Movies: The extraordinary adventures of Adele Blanc-Sec * *
(12A, Limited Release)
If The Mummy had been filmed in French and with a little more gallic abandon, it might have looked something like this. Luc Besson adapted The Extraordinary Adventures of Adele Blanc-Sec from a series of action comics by French graphic novelist Jacques Tardi.
Besson also directs and produces a film that attempts to match effects-driven Hollywood adventures on a comparatively modest budget of €30m. Louise Bourgoin is well cast as Adele Blanc-Sec, a glamorous bestselling novelist in pre-war Paris who moonlights as a dashing adventurer.
As the film opens, a celebrated professor called Esperandieu uses his telepathic powers to hatch a 136-million-year-old pterodactyl egg in a Paris museum. A giant flying lizard emerges and roosts in the eaves of the Eiffel Tower.
Ms Blanc-Sec, meanwhile, is in Egypt on a quest to find the tomb of a famous Egyptian doctor who was buried with his Pharaoh. Adele's sister has been in a coma since a terrible accident drove a hairpin through her forehead, and Blanc-Sec believes that if Monsieur Esperandieu can revive the ancient physician, her sibling can be saved.
I hope you followed all that, because when our heroine returns to Paris things get even more complicated, with undead mummies strolling down the Champs-Elysees while the French president (regrettably not the present incumbent) is attacked by a dinosaur.

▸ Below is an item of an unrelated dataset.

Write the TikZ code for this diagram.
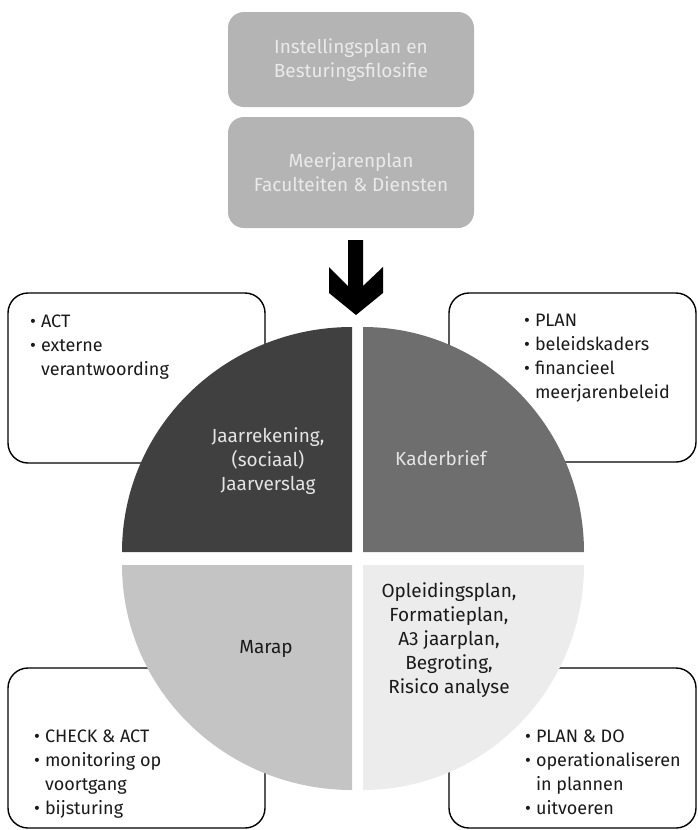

In fairness to all concerned, The Extraordinary Adventures of Adele Blanc-Sec unfolds at a hectic pace, with energy, conviction and a modest amount of wit. Bourgoin cuts a dash as the heroine, and Mathieu Amalric makes an unrecognisable cameo as the villainous Dieuleveut.
But the film loses its way in a chaotic final chapter, and unfortunately its creaky special effects often let it down. This being a French film, Bourgoin flashes her stately chest in a gratuitous bath scene, proving that nature can always trump the most elaborate Cgi fireworks.